Pitchers and catchers report to Nationals spring training in a little over a week, the 2015 regular season starts in just under two months, but Nationals fans are still eight months away from the only results that matter in evaluating the 2015 season.
Every year is the year you’re supposed to compete for a championship, but for the 2015 Washington Nationals that sentiment is more than chest-beating hyperbole. It is a fact. Since the end of the 2011 season, when the Nationals surprised baseball with a second half surge and finished only one game under .500, the Nationals have been playing a game of increasing expectations that will have finally caught up with them in 2015.
The 2012 season was a surprise, a maybe wild card team ended up with the most wins in baseball.
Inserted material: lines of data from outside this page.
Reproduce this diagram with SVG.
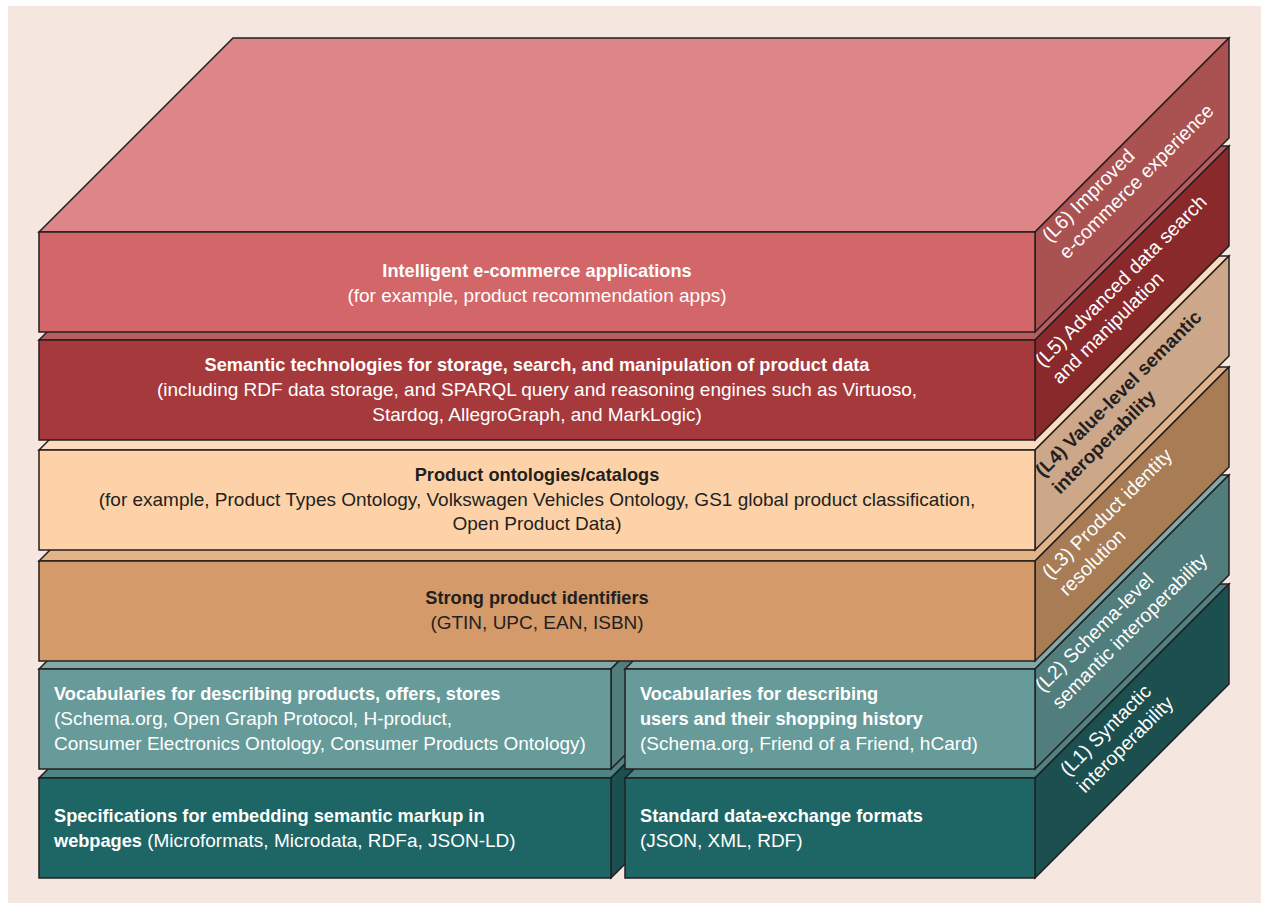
<svg xmlns="http://www.w3.org/2000/svg" width="1261" height="905" viewBox="0 0 1261 905">
  <style>
    .edge { stroke: #231f20; stroke-width: 1.5; stroke-linejoin: miter; }
    .t { font-family: "Liberation Sans", Arial, sans-serif; font-size: 19px; }
    .b { font-weight: bold; font-size: 18.2px; }
    .s { font-size: 19.5px; }
    .s.b { font-size: 19px; }
    .w { fill: #ffffff; }
    .k { fill: #231f20; }
    .mid { text-anchor: middle; }
  </style>

  <!-- backdrop -->
  <rect x="0" y="0" width="1261" height="905" fill="#ffffff"/>
  <rect x="8" y="6" width="1253" height="897" fill="#f5e6df"/>

  <!-- stacked blocks, drawn bottom layer first so upper blocks overlap -->
  <g id="l1-markup">
    <polygon class="edge" fill="#4f8383" points="39,778 233,584 805,584 611,778"/>
    <polygon class="edge" fill="#1b4f50" points="611,778 805,584 805,684 611,878"/>
    <rect class="edge" fill="#1e6565" x="39" y="778" width="572" height="100"/>
    <text class="t w b" x="54" y="822">Specifications for embedding semantic markup in</text>
    <text class="t w" x="54" y="847"><tspan class="b">webpages</tspan> (Microformats, Microdata, RDFa, JSON-LD)</text>
  </g>

  <g id="l1-formats">
    <polygon class="edge" fill="#4f8383" points="625,778 819,584 1229,584 1035,778"/>
    <polygon class="edge" fill="#1b4f50" points="1035,778 1229,584 1229,684 1035,878"/>
    <rect class="edge" fill="#1e6565" x="625" y="778" width="410" height="100"/>
    <text class="t w b" x="640" y="822">Standard data-exchange formats</text>
    <text class="t w" x="640" y="847">(JSON, XML, RDF)</text>
    <text class="t s w" transform="translate(1068,777) rotate(-45)"><tspan x="0" y="0">(L1) Syntactic</tspan><tspan x="0" y="24">interoperability</tspan></text>
  </g>

  <g id="l2-products">
    <polygon class="edge" fill="#80aaa9" points="39,669 233,475 805,475 611,669"/>
    <polygon class="edge" fill="#527d7d" points="611,669 805,475 805,575 611,769"/>
    <rect class="edge" fill="#679b9a" x="39" y="669" width="572" height="100"/>
    <text class="t w b" x="54" y="700">Vocabularies for describing products, offers, stores</text>
    <text class="t w" x="54" y="725">(Schema.org, Open Graph Protocol, H-product,</text>
    <text class="t w" x="54" y="750">Consumer Electronics Ontology, Consumer Products Ontology)</text>
  </g>

  <g id="l2-users">
    <polygon class="edge" fill="#80aaa9" points="625,669 819,475 1229,475 1035,669"/>
    <polygon class="edge" fill="#527d7d" points="1035,669 1229,475 1229,575 1035,769"/>
    <rect class="edge" fill="#679b9a" x="625" y="669" width="410" height="100"/>
    <text class="t w b" x="640" y="700">Vocabularies for describing</text>
    <text class="t w b" x="640" y="725">users and their shopping history</text>
    <text class="t w" x="640" y="750">(Schema.org, Friend of a Friend, hCard)</text>
    <text class="t s w" transform="translate(1043,693) rotate(-45)"><tspan x="0" y="0">(L2) Schema-level</tspan><tspan x="0" y="24">semantic interoperability</tspan></text>
  </g>

  <g id="l3-identifiers">
    <polygon class="edge" fill="#e2b387" points="39,561 233,367 1229,367 1035,561"/>
    <polygon class="edge" fill="#a87c55" points="1035,561 1229,367 1229,467 1035,661"/>
    <rect class="edge" fill="#d49a6a" x="39" y="561" width="996" height="100"/>
    <text class="t k b mid" x="537" y="604">Strong product identifiers</text>
    <text class="t k mid" x="537" y="629">(GTIN, UPC, EAN, ISBN)</text>
    <text class="t s w" transform="translate(1050,580) rotate(-45)"><tspan x="0" y="0">(L3) Product identity</tspan><tspan x="0" y="24">resolution</tspan></text>
  </g>

  <g id="l4-ontologies">
    <polygon class="edge" fill="#fcdcbe" points="39,450 233,256 1229,256 1035,450"/>
    <polygon class="edge" fill="#cca789" points="1035,450 1229,256 1229,356 1035,550"/>
    <rect class="edge" fill="#fdd2a8" x="39" y="450" width="996" height="100"/>
    <text class="t k b mid" x="537" y="481">Product ontologies/catalogs</text>
    <text class="t k mid" x="537" y="506">(for example, Product Types Ontology, Volkswagen Vehicles Ontology, GS1 global product classification,</text>
    <text class="t k mid" x="537" y="530">Open Product Data)</text>
    <text class="t s k b" transform="translate(1043,478) rotate(-45)"><tspan x="0" y="0">(L4) Value-level semantic</tspan><tspan x="0" y="24">interoperability</tspan></text>
  </g>

  <g id="l5-semantic-tech">
    <polygon class="edge" fill="#b65d5e" points="39,340 233,146 1229,146 1035,340"/>
    <polygon class="edge" fill="#89292c" points="1035,340 1229,146 1229,246 1035,440"/>
    <rect class="edge" fill="#a6393b" x="39" y="340" width="996" height="100"/>
    <text class="t w b mid" x="537" y="371">Semantic technologies for storage, search, and manipulation of product data</text>
    <text class="t w mid" x="537" y="396">(including RDF data storage, and SPARQL query and reasoning engines such as Virtuoso,</text>
    <text class="t w mid" x="537" y="421">Stardog, AllegroGraph, and MarkLogic)</text>
    <text class="t s w" transform="translate(1043,368) rotate(-45)"><tspan x="0" y="0">(L5) Advanced data search</tspan><tspan x="0" y="24">and manipulation</tspan></text>
  </g>

  <g id="l6-applications">
    <polygon class="edge" fill="#dc8688" points="39,232 233,38 1229,38 1035,232"/>
    <polygon class="edge" fill="#aa5252" points="1035,232 1229,38 1229,138 1035,332"/>
    <rect class="edge" fill="#d26668" x="39" y="232" width="996" height="100"/>
    <text class="t w b mid" x="537" y="277">Intelligent e-commerce applications</text>
    <text class="t w mid" x="537" y="302">(for example, product recommendation apps)</text>
    <text class="t s w" transform="translate(1050,243) rotate(-45)"><tspan x="0" y="0">(L6) Improved</tspan><tspan x="0" y="24">e-commerce experience</tspan></text>
  </g>

  <!-- no connectors in this layered stack -->
  <g id="connectors"/>
</svg>
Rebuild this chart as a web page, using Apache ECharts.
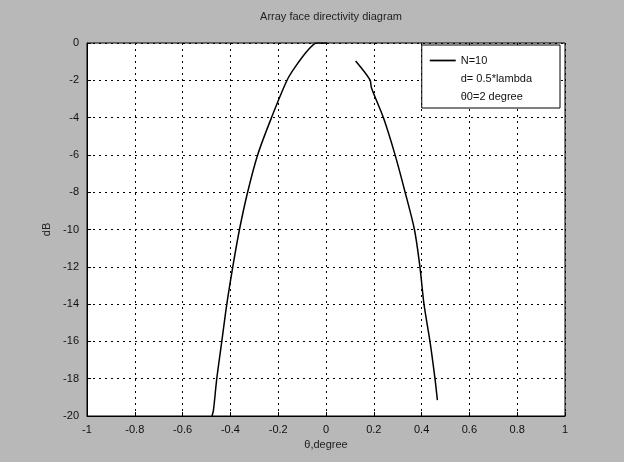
<!DOCTYPE html>
<html><head><meta charset="utf-8">
<script src="https://cdn.jsdelivr.net/npm/echarts@6/dist/echarts.min.js"></script>
<style>html,body{margin:0;padding:0;background:#b8b8b8;}#c{width:624px;height:462px;}</style>
</head><body><div id="c"></div>
<script>
var titleText = 'Array face directivity diagram';
var xLabel = 'θ,degree';
var yLabel = 'dB';
var legendNames = ['N=10', 'd= 0.5*lambda', 'θ0=2 degree'];
// main lobe, left side through peak (x, dB)
var leftX = [-0.477, -0.471, -0.457, -0.436, -0.415, -0.390, -0.362, -0.328, -0.286, -0.228, -0.163, -0.128, -0.075, -0.039, 0.004];
var leftY = [-20, -19.7, -18, -16, -14, -12, -10, -8, -6, -4, -2, -1.27, -0.38, 0, 0];
// right side (printed separately)
var rightX = [0.124, 0.184, 0.190, 0.240, 0.289, 0.331, 0.370, 0.393, 0.410, 0.435, 0.456, 0.466];
var rightY = [-0.97, -1.98, -2.4, -4, -6, -8, -10, -12, -14, -16, -18, -19.15];

function pairs(xs, ys){ return xs.map(function(x,i){ return [x, ys[i]]; }); }

var chart = echarts.init(document.getElementById('c'));
function axisCommon(){ return {
  axisLine:{show:true, onZero:false, lineStyle:{color:'#000', width:1}},
  axisTick:{show:true, inside:true, length:4, lineStyle:{color:'#000'}},
  axisLabel:{color:'#111', fontFamily:'Liberation Sans', fontSize:11},
  splitLine:{show:true, lineStyle:{color:'#000', type:[2,4], width:1}}
}; }
var lineIcon = 'path://M0,0 L30,0 L30,2 L0,2 Z';
chart.setOption({
  backgroundColor:'#b8b8b8',
  animation:false,
  title:{text:titleText, left:326, textAlign:'center', top:6,
    textStyle:{fontFamily:'Liberation Sans', fontSize:11, fontWeight:'normal', color:'#222'}},
  grid:{left:87, right:59, top:43, bottom:46, show:true, backgroundColor:'#fff', borderColor:'#000', borderWidth:1},
  legend:{
    right:64, top:45, orient:'vertical', itemGap:7, itemWidth:26, itemHeight:10,
    backgroundColor:'#fff', borderColor:'#000', borderWidth:1, padding:[10,28,6,8],
    textStyle:{fontFamily:'Liberation Sans', fontSize:11, color:'#111'},
    data:[{name:legendNames[0], icon:lineIcon}, {name:legendNames[1], icon:'none'}, {name:legendNames[2], icon:'none'}]
  },
  xAxis:Object.assign({type:'value', min:-1, max:1, interval:0.2,
    name:xLabel, nameLocation:'middle', nameGap:22,
    nameTextStyle:{fontFamily:'Liberation Sans', fontSize:11, color:'#222'}}, axisCommon()),
  yAxis:Object.assign({type:'value', min:-20, max:0, interval:2,
    name:yLabel, nameLocation:'middle', nameGap:24,
    nameTextStyle:{fontFamily:'Liberation Sans', fontSize:11, color:'#222'}}, axisCommon()),
  series:[
    {name:legendNames[0], type:'line', data:pairs(leftX, leftY), showSymbol:false, symbol:'none', smooth:0.3,
      lineStyle:{color:'#000', width:1.5}, itemStyle:{color:'#000'}},
    {name:'right', type:'line', data:pairs(rightX, rightY), showSymbol:false, symbol:'none', smooth:0.3,
      lineStyle:{color:'#000', width:1.5}, itemStyle:{color:'#000'}},
    {name:legendNames[1], type:'line', data:[], itemStyle:{color:'#000'}},
    {name:legendNames[2], type:'line', data:[], itemStyle:{color:'#000'}}
  ]
});
</script></body></html>
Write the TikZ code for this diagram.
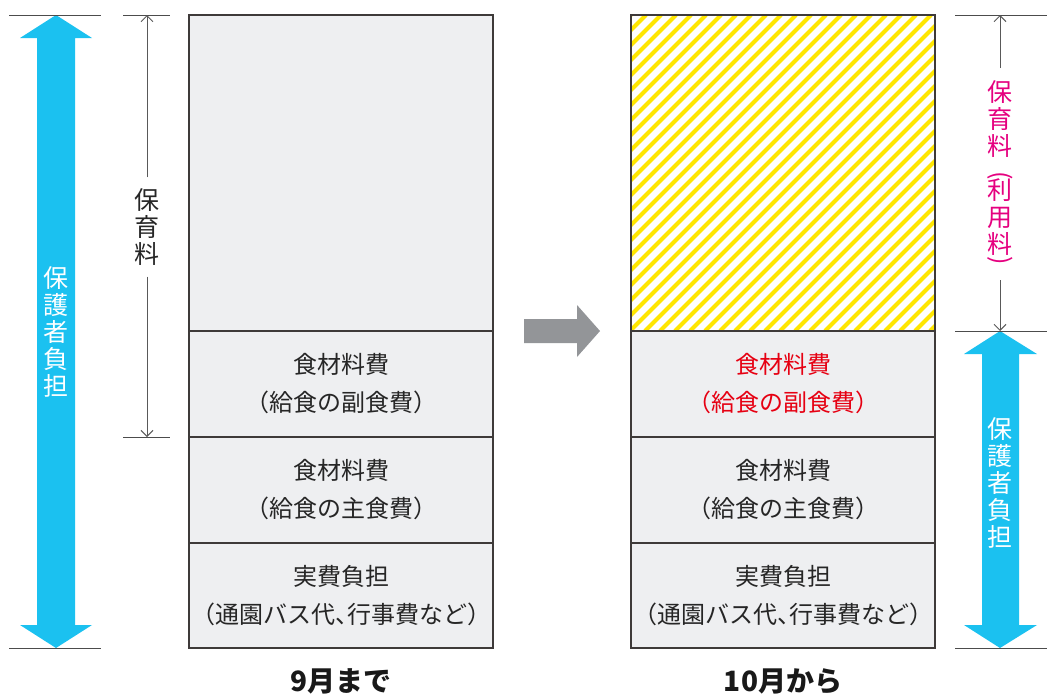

An early exit in the playoffs could be excused as a bit of inexperience and bad luck. The 2013 season was a season of regression, injuries, and underperforming bench players. But they were still a winning team. Even the most disappointed fan could see the core of the 2012 Nats were still good players.
Despite the disappointing end to the 2014 season, the silver lining may be that the 2012 season wasn’t a fluke. The Nationals are a properly good team. An excellent team, really. Deep at nearly every position on the field, young talent on the rise, established veterans with defined skill sets. They weren’t a bad team: Cold bats, questionable bullpen managing, and running into the Giants in an even year added up to another quick exit for the team with the best record in the National League.
However you characterize the last few seasons and their ultimate demise, 2015 will be different for one very important reasons: There will be no excuses for this team if they don’t have a successful October. Not injury, not bad luck, not small sample size. Not young players that need to mature, or old players that are regressing, or if the pitchers pitch like aces or are still learning:
I would say that the Nats first job is to make the playoffs, but at this point that needs to be a foregone conclusion. They are light years better than the bottom half of the NL East, and much better than the two teams that might compete for a Wild Card. The only point of the 2015 season between now and October is to get to October and win it.
I hate putting it like that. I’m a big fan of the regular season, and the day to day how did a guy do, who’s the new guy, what are we all going to dress up as at the park today: I am. Lose today? Get ’em tomorrow.
But 2015 isn’t like that. Players contracts are expiring. The team’s make up of personnel is at an all time high. They are better than nearly every other team that will take the field with them, and on par with the few that they aren’t. They are better than, or on par, with any other team that has won the World Series in the last five years. There is no talent gap that explains why the Nats can’t win it all.
They either will, or they won’t, and we won’t know until they do or they don’t. You thought other years were stressful?…
In the coming weeks we’ll be doing a variation on our usual spring training preview. You know most of the Nats, so our “Get to Know a Nat” series will be abbreviated so that you don’t spend a lot of time reading stuff you already know. We’ll also be posing questions for spring training and the regular season: Questions that will get at the few loose ends in and around the 2015 season that the Nats have.
But that’s just what they are: Loose ends. Whether the Nats keep Jordan Zimmermann all year or not, whether they find a second basement or not, whether Max Scherzer is the Opening Day starter or not: These are just jigsaw puzzles on a snowy day. A series of deck chairs to be rearranged on what will either be the Love Boat or the Titanic.
The wait is almost over. The wait is just beginning. Welcome back, Natstown.